▶ [Raw data]
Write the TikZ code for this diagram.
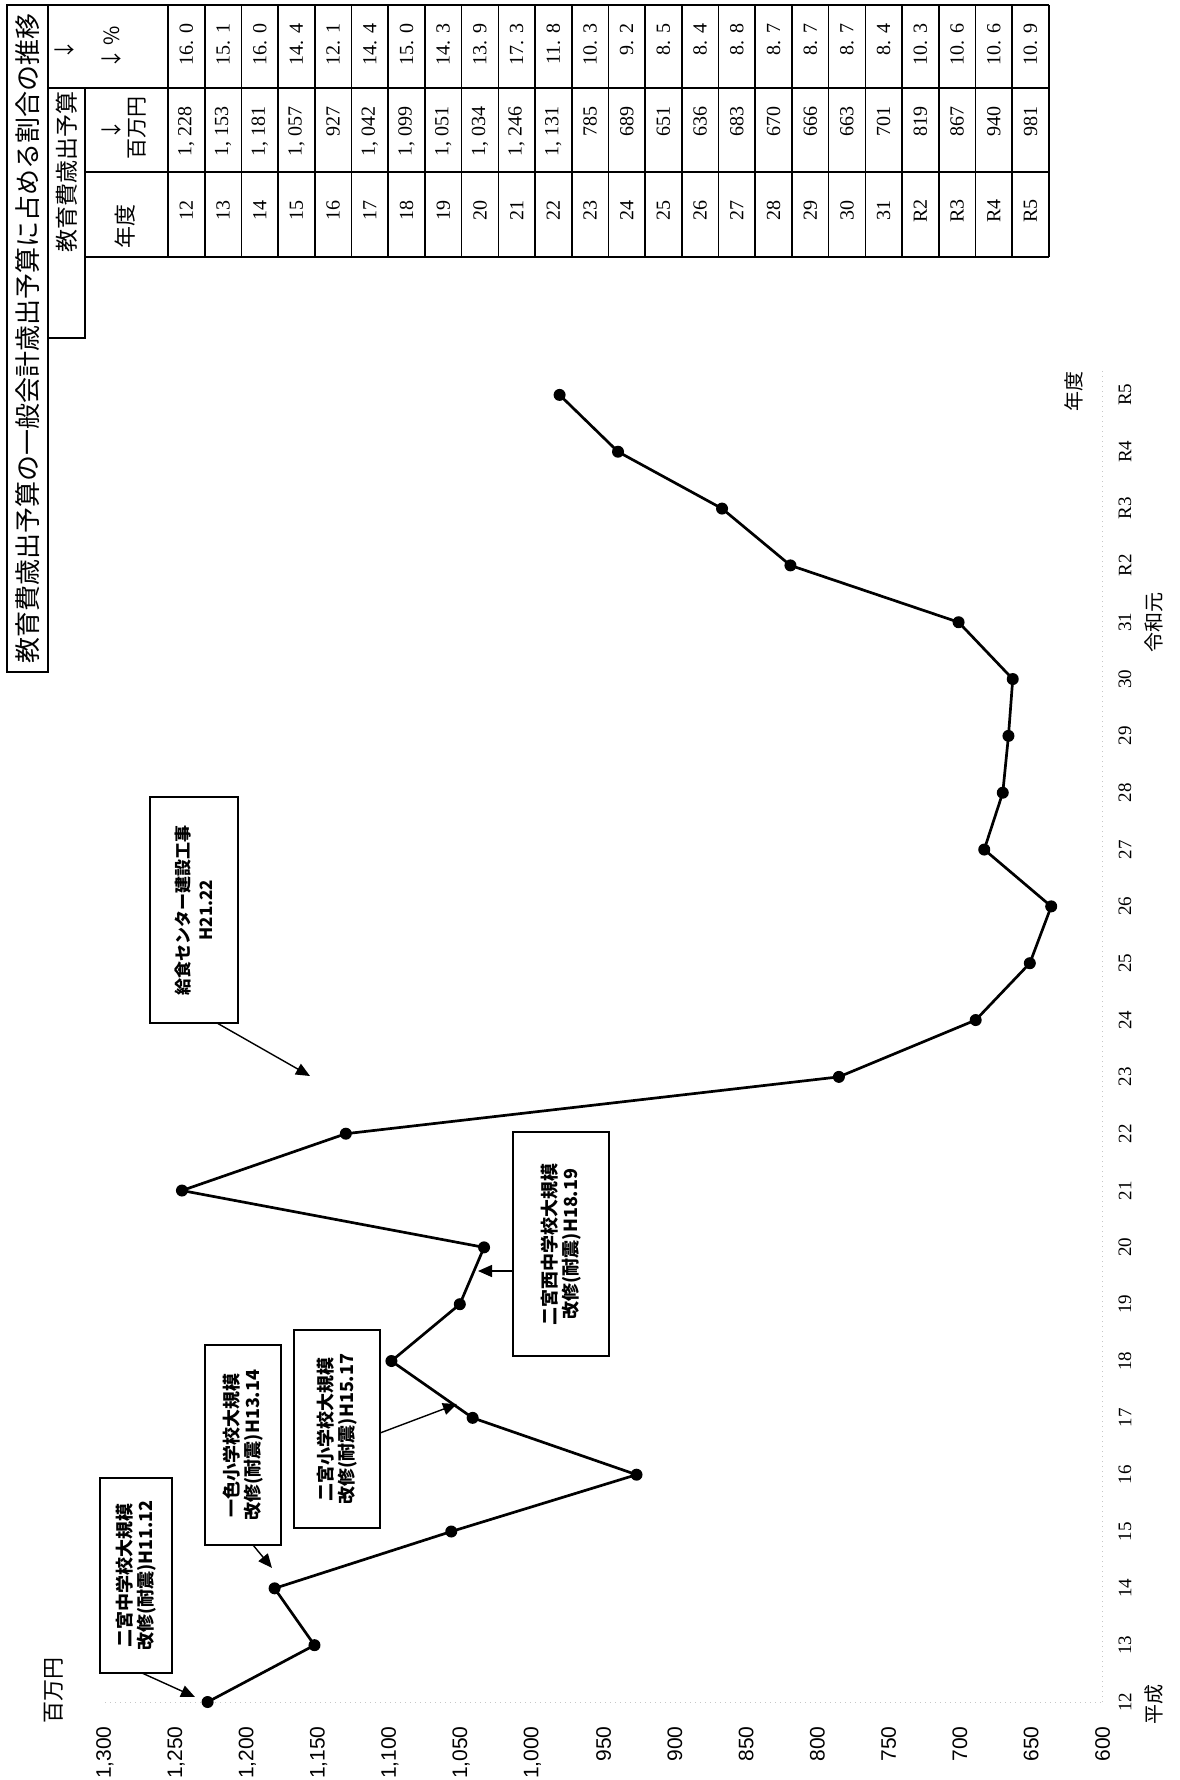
\documentclass[tikz,border=0pt]{standalone}
\usepackage{fontspec}
\setmainfont{Liberation Serif}
\newfontfamily\cjk{Noto Sans CJK JP}
\newfontfamily\lsans{Liberation Sans}
\usetikzlibrary{arrows.meta}

\begin{document}
\begin{tikzpicture}[x=0.5pt,y=-0.5pt,
  dot/.style={circle,fill=black,inner sep=0pt,minimum size=6pt},
  series/.style={line width=1.35pt,line join=round},
  callout/.style={draw,line width=0.9pt,rotate=90,inner sep=0pt,align=center,
    font=\cjk\bfseries\fontsize{9}{10.5}\selectfont},
  pointer/.style={line width=0.7pt,-{Triangle[length=7pt,width=6pt]}},
  ylab/.style={rotate=90,anchor=east,inner sep=0pt,font=\lsans\fontsize{10.5}{12}\selectfont},
  xlab/.style={rotate=90,inner sep=0pt,font=\fontsize{9.5}{11}\selectfont},
  jlab/.style={rotate=90,inner sep=0pt,font=\cjk\fontsize{10}{12}\selectfont},
  tnum/.style={rotate=90,anchor=east,inner sep=0pt,font=\fontsize{10}{12}\selectfont},
  tyr/.style={rotate=90,inner sep=0pt,font=\fontsize{10}{12}\selectfont},
  thead/.style={rotate=90,inner sep=0pt,font=\cjk\fontsize{10.5}{12}\selectfont},
  tline/.style={line width=0.8pt},
  tthick/.style={line width=1.2pt},
  gridax/.style={gray!45,dotted,line width=0.5pt}
]
\useasboundingbox (0,0) rectangle (1179,1780);

% ---------- title and table ----------
\draw[tthick] (7,5) rectangle (48,672);
\node[rotate=90,inner sep=0pt,font=\cjk\fontsize{13}{14}\selectfont] (title) at (27.5,338)
  {教育費歳出予算の一般会計歳出予算に占める割合の推移};

\draw[tthick] (48,5) -- (1049,5);
\draw[tthick] (48,88) -- (1049,88);
\draw[tthick] (85,172) -- (1049,172);
\draw[tthick] (85,257) -- (1049,257);
\draw[tthick] (1049,5) -- (1049,257);
\draw[tthick] (168,5) -- (168,257);
\draw[tthick] (85,88) -- (85,338) -- (48,338);
\foreach \k in {1,...,23} { \draw[tline] ({168+36.7*\k},5) -- ({168+36.7*\k},257); }

\node[rotate=90,inner sep=0pt,font=\cjk\fontsize{11.5}{12}\selectfont] (hdr) at (67,172) {教育費歳出予算};
\node[thead,font=\cjk\fontsize{11}{12}\selectfont] (hyr) at (125,227) {年度};
\node[thead] (harr1) at (112,130) {↓};
\node[thead] (hyen) at (137,128) {百万円};
\node[thead] (harr2) at (65,50) {↓};
\node[thead] (hpct) at (112,48) {↓\,\%};

\foreach \yr/\amt/\pc [count=\i from 0] in {
  12/{1, 228}/{16. 0}, 13/{1, 153}/{15. 1}, 14/{1, 181}/{16. 0}, 15/{1, 057}/{14. 4},
  16/{927}/{12. 1}, 17/{1, 042}/{14. 4}, 18/{1, 099}/{15. 0}, 19/{1, 051}/{14. 3},
  20/{1, 034}/{13. 9}, 21/{1, 246}/{17. 3}, 22/{1, 131}/{11. 8}, 23/{785}/{10. 3},
  24/{689}/{9. 2}, 25/{651}/{8. 5}, 26/{636}/{8. 4}, 27/{683}/{8. 8},
  28/{670}/{8. 7}, 29/{666}/{8. 7}, 30/{663}/{8. 7}, 31/{701}/{8. 4},
  R2/{819}/{10. 3}, R3/{867}/{10. 6}, R4/{940}/{10. 6}, R5/{981}/{10. 9}} {
  \node[tyr] (ty\i) at ({186.35+36.7*\i},211) {\yr};
  \node[tnum] (ta\i) at ({186.35+36.7*\i},106) {\amt};
  \node[tnum] (tp\i) at ({186.35+36.7*\i},23) {\pc};
}

% ---------- axes ----------
\draw[gridax] (105,1702) -- (1102,1702);
\draw[gridax] (1102,1702) -- (1102,370);

\foreach \lab [count=\k from 0] in {{1,300},{1,250},{1,200},{1,150},{1,100},{1,050},{1,000},
  950,900,850,800,750,700,650,600} {
  \node[ylab] (yl\k) at ({105+71.25*\k},1726) {\lab};
}
\node[jlab,font=\cjk\fontsize{11}{12}\selectfont] (yunit) at (54,1690) {百万円};

\foreach \lab [count=\i from 0] in {12,13,14,15,16,17,18,19,20,21,22,23,24,25,26,27,28,29,30,31,R2,R3,R4,R5} {
  \node[xlab] (xl\i) at (1125,{1702-56.83*\i}) {\lab};
}
\node[jlab] (heisei) at (1154,1704) {平成};
\node[jlab] (reiwa) at (1154,622) {令和元};
\node[jlab] (nendo) at (1074,392) {年度};

% ---------- data ----------
\foreach \v [count=\i from 0] in {1228,1153,1181,1057,927,1042,1099,1051,1034,1246,1131,785,
  689,651,636,683,670,666,663,701,819,867,940,981} {
  \coordinate (c\i) at ({105+(1300-\v)*1.425},{1702-56.83*\i});
}
\draw[series] (c0) \foreach \i in {1,...,23} { -- (c\i) };
\foreach \i in {0,...,23} { \node[dot] (d\i) at (c\i) {}; }

% ---------- callouts ----------
\node[callout,minimum width=97.5pt,minimum height=36pt] (b1) at (136,1575.5)
  {二宮中学校大規模\\改修(耐震)H11.12};
\node[callout,minimum width=100pt,minimum height=38pt] (b2) at (243,1445)
  {一色小学校大規模\\改修(耐震)H13.14};
\node[callout,minimum width=99pt,minimum height=43pt] (b3) at (337,1429)
  {二宮小学校大規模\\改修(耐震)H15.17};
\node[callout,minimum width=112pt,minimum height=48pt] (b4) at (561,1244)
  {二宮西中学校大規模\\改修(耐震)H18.19};
\node[callout,minimum width=113pt,minimum height=44pt,font=\cjk\bfseries\fontsize{8.5}{11.5}\selectfont] (b5) at (194,910)
  {給食センター建設工事\\H21.22};

\coordinate (a1s) at (142,1673); \coordinate (a1t) at (195,1697);
\coordinate (a2s) at (253,1545); \coordinate (a2t) at (272,1568);
\coordinate (a3s) at (380,1433); \coordinate (a3t) at (457,1404);
\coordinate (a4s) at (513,1271); \coordinate (a4t) at (478,1271);
\coordinate (a5s) at (217,1023); \coordinate (a5t) at (310,1076);
\draw[pointer] (a1s) -- (a1t);
\draw[pointer] (a2s) -- (a2t);
\draw[pointer] (a3s) -- (a3t);
\draw[pointer] (a4s) -- (a4t);
\draw[pointer] (a5s) -- (a5t);
\end{tikzpicture}
\end{document}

▶ [Task directions] Copy each line in full and exactly, omitting any picture.

▶ [Task answer]
Write the TikZ code for this diagram.
\documentclass[tikz,border=0pt]{standalone}
\usepackage{fontspec}
\setmainfont{Liberation Serif}
\newfontfamily\cjk{Noto Sans CJK JP}
\newfontfamily\lsans{Liberation Sans}
\usetikzlibrary{arrows.meta}

\begin{document}
\begin{tikzpicture}[x=0.5pt,y=-0.5pt,
  dot/.style={circle,fill=black,inner sep=0pt,minimum size=6pt},
  series/.style={line width=1.35pt,line join=round},
  callout/.style={draw,line width=0.9pt,rotate=90,inner sep=0pt,align=center,
    font=\cjk\bfseries\fontsize{9}{10.5}\selectfont},
  pointer/.style={line width=0.7pt,-{Triangle[length=7pt,width=6pt]}},
  ylab/.style={rotate=90,anchor=east,inner sep=0pt,font=\lsans\fontsize{10.5}{12}\selectfont},
  xlab/.style={rotate=90,inner sep=0pt,font=\fontsize{9.5}{11}\selectfont},
  jlab/.style={rotate=90,inner sep=0pt,font=\cjk\fontsize{10}{12}\selectfont},
  tnum/.style={rotate=90,anchor=east,inner sep=0pt,font=\fontsize{10}{12}\selectfont},
  tyr/.style={rotate=90,inner sep=0pt,font=\fontsize{10}{12}\selectfont},
  thead/.style={rotate=90,inner sep=0pt,font=\cjk\fontsize{10.5}{12}\selectfont},
  tline/.style={line width=0.8pt},
  tthick/.style={line width=1.2pt},
  gridax/.style={gray!45,dotted,line width=0.5pt}
]
\useasboundingbox (0,0) rectangle (1179,1780);

% ---------- title and table ----------
\draw[tthick] (7,5) rectangle (48,672);
\node[rotate=90,inner sep=0pt,font=\cjk\fontsize{13}{14}\selectfont] (title) at (27.5,338)
  {教育費歳出予算の一般会計歳出予算に占める割合の推移};

\draw[tthick] (48,5) -- (1049,5);
\draw[tthick] (48,88) -- (1049,88);
\draw[tthick] (85,172) -- (1049,172);
\draw[tthick] (85,257) -- (1049,257);
\draw[tthick] (1049,5) -- (1049,257);
\draw[tthick] (168,5) -- (168,257);
\draw[tthick] (85,88) -- (85,338) -- (48,338);
\foreach \k in {1,...,23} { \draw[tline] ({168+36.7*\k},5) -- ({168+36.7*\k},257); }

\node[rotate=90,inner sep=0pt,font=\cjk\fontsize{11.5}{12}\selectfont] (hdr) at (67,172) {教育費歳出予算};
\node[thead,font=\cjk\fontsize{11}{12}\selectfont] (hyr) at (125,227) {年度};
\node[thead] (harr1) at (112,130) {↓};
\node[thead] (hyen) at (137,128) {百万円};
\node[thead] (harr2) at (65,50) {↓};
\node[thead] (hpct) at (112,48) {↓\,\%};

\foreach \yr/\amt/\pc [count=\i from 0] in {
  12/{1, 228}/{16. 0}, 13/{1, 153}/{15. 1}, 14/{1, 181}/{16. 0}, 15/{1, 057}/{14. 4},
  16/{927}/{12. 1}, 17/{1, 042}/{14. 4}, 18/{1, 099}/{15. 0}, 19/{1, 051}/{14. 3},
  20/{1, 034}/{13. 9}, 21/{1, 246}/{17. 3}, 22/{1, 131}/{11. 8}, 23/{785}/{10. 3},
  24/{689}/{9. 2}, 25/{651}/{8. 5}, 26/{636}/{8. 4}, 27/{683}/{8. 8},
  28/{670}/{8. 7}, 29/{666}/{8. 7}, 30/{663}/{8. 7}, 31/{701}/{8. 4},
  R2/{819}/{10. 3}, R3/{867}/{10. 6}, R4/{940}/{10. 6}, R5/{981}/{10. 9}} {
  \node[tyr] (ty\i) at ({186.35+36.7*\i},211) {\yr};
  \node[tnum] (ta\i) at ({186.35+36.7*\i},106) {\amt};
  \node[tnum] (tp\i) at ({186.35+36.7*\i},23) {\pc};
}

% ---------- axes ----------
\draw[gridax] (105,1702) -- (1102,1702);
\draw[gridax] (1102,1702) -- (1102,370);

\foreach \lab [count=\k from 0] in {{1,300},{1,250},{1,200},{1,150},{1,100},{1,050},{1,000},
  950,900,850,800,750,700,650,600} {
  \node[ylab] (yl\k) at ({105+71.25*\k},1726) {\lab};
}
\node[jlab,font=\cjk\fontsize{11}{12}\selectfont] (yunit) at (54,1690) {百万円};

\foreach \lab [count=\i from 0] in {12,13,14,15,16,17,18,19,20,21,22,23,24,25,26,27,28,29,30,31,R2,R3,R4,R5} {
  \node[xlab] (xl\i) at (1125,{1702-56.83*\i}) {\lab};
}
\node[jlab] (heisei) at (1154,1704) {平成};
\node[jlab] (reiwa) at (1154,622) {令和元};
\node[jlab] (nendo) at (1074,392) {年度};

% ---------- data ----------
\foreach \v [count=\i from 0] in {1228,1153,1181,1057,927,1042,1099,1051,1034,1246,1131,785,
  689,651,636,683,670,666,663,701,819,867,940,981} {
  \coordinate (c\i) at ({105+(1300-\v)*1.425},{1702-56.83*\i});
}
\draw[series] (c0) \foreach \i in {1,...,23} { -- (c\i) };
\foreach \i in {0,...,23} { \node[dot] (d\i) at (c\i) {}; }

% ---------- callouts ----------
\node[callout,minimum width=97.5pt,minimum height=36pt] (b1) at (136,1575.5)
  {二宮中学校大規模\\改修(耐震)H11.12};
\node[callout,minimum width=100pt,minimum height=38pt] (b2) at (243,1445)
  {一色小学校大規模\\改修(耐震)H13.14};
\node[callout,minimum width=99pt,minimum height=43pt] (b3) at (337,1429)
  {二宮小学校大規模\\改修(耐震)H15.17};
\node[callout,minimum width=112pt,minimum height=48pt] (b4) at (561,1244)
  {二宮西中学校大規模\\改修(耐震)H18.19};
\node[callout,minimum width=113pt,minimum height=44pt,font=\cjk\bfseries\fontsize{8.5}{11.5}\selectfont] (b5) at (194,910)
  {給食センター建設工事\\H21.22};

\coordinate (a1s) at (142,1673); \coordinate (a1t) at (195,1697);
\coordinate (a2s) at (253,1545); \coordinate (a2t) at (272,1568);
\coordinate (a3s) at (380,1433); \coordinate (a3t) at (457,1404);
\coordinate (a4s) at (513,1271); \coordinate (a4t) at (478,1271);
\coordinate (a5s) at (217,1023); \coordinate (a5t) at (310,1076);
\draw[pointer] (a1s) -- (a1t);
\draw[pointer] (a2s) -- (a2t);
\draw[pointer] (a3s) -- (a3t);
\draw[pointer] (a4s) -- (a4t);
\draw[pointer] (a5s) -- (a5t);
\end{tikzpicture}
\end{document}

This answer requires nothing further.